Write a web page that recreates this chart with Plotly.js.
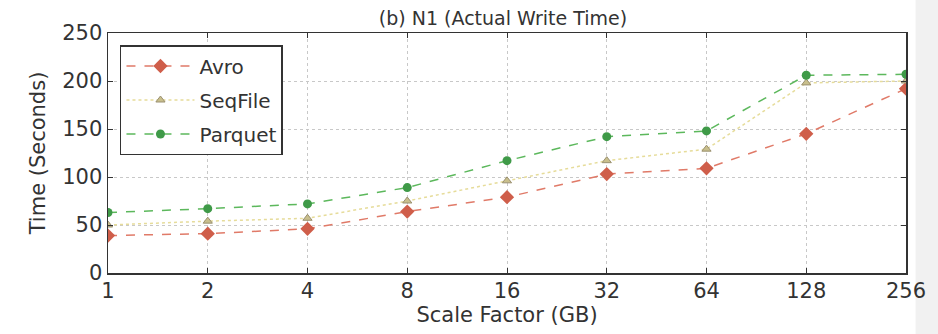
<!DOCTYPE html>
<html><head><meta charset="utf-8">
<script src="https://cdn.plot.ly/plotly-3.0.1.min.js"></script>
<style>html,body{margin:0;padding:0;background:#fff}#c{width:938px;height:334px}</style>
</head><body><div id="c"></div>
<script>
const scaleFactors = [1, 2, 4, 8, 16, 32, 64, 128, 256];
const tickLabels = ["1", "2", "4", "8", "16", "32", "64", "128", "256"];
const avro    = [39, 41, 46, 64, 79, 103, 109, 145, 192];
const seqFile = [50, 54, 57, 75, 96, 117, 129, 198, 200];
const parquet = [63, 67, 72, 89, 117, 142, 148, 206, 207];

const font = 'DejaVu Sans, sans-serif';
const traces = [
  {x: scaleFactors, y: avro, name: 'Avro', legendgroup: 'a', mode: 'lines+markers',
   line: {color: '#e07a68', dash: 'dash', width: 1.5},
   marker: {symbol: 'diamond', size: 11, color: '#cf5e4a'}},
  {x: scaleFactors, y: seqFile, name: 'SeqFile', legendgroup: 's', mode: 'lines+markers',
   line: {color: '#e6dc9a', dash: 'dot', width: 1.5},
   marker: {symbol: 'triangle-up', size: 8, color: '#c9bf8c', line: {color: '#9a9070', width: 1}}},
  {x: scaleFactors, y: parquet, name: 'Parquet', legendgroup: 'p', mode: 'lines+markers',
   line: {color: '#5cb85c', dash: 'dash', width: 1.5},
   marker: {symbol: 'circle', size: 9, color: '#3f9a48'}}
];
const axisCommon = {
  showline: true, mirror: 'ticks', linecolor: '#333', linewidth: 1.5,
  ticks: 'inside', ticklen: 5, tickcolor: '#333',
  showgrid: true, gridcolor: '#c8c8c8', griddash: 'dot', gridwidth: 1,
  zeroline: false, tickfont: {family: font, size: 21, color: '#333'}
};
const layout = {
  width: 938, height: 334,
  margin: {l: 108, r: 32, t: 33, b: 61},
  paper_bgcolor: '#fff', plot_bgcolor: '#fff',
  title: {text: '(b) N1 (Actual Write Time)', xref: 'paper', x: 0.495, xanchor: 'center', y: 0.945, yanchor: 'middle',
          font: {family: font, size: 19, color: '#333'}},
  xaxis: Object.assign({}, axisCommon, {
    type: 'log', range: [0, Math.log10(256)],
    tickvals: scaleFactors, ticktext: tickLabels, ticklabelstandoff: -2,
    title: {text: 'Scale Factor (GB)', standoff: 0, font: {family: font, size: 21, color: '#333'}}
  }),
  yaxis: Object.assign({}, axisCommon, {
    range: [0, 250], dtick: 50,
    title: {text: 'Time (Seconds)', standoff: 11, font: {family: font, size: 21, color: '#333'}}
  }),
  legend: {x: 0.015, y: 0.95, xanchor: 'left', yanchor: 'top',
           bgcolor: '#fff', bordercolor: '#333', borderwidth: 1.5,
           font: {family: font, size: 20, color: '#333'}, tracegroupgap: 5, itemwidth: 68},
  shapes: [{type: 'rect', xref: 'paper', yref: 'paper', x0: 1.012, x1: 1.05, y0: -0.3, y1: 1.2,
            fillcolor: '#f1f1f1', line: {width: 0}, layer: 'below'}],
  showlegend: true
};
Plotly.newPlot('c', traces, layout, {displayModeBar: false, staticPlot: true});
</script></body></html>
=======
INSTRUCTIONS FOR THE TASK:
Every line from the start of the listing above through the line with "148, 206, 207];" should be repeated exactly; skip the pictures and add nothing else.

PROBLEM SOLUTION:
Write a web page that recreates this chart with Plotly.js.
<!DOCTYPE html>
<html><head><meta charset="utf-8">
<script src="https://cdn.plot.ly/plotly-3.0.1.min.js"></script>
<style>html,body{margin:0;padding:0;background:#fff}#c{width:938px;height:334px}</style>
</head><body><div id="c"></div>
<script>
const scaleFactors = [1, 2, 4, 8, 16, 32, 64, 128, 256];
const tickLabels = ["1", "2", "4", "8", "16", "32", "64", "128", "256"];
const avro    = [39, 41, 46, 64, 79, 103, 109, 145, 192];
const seqFile = [50, 54, 57, 75, 96, 117, 129, 198, 200];
const parquet = [63, 67, 72, 89, 117, 142, 148, 206, 207];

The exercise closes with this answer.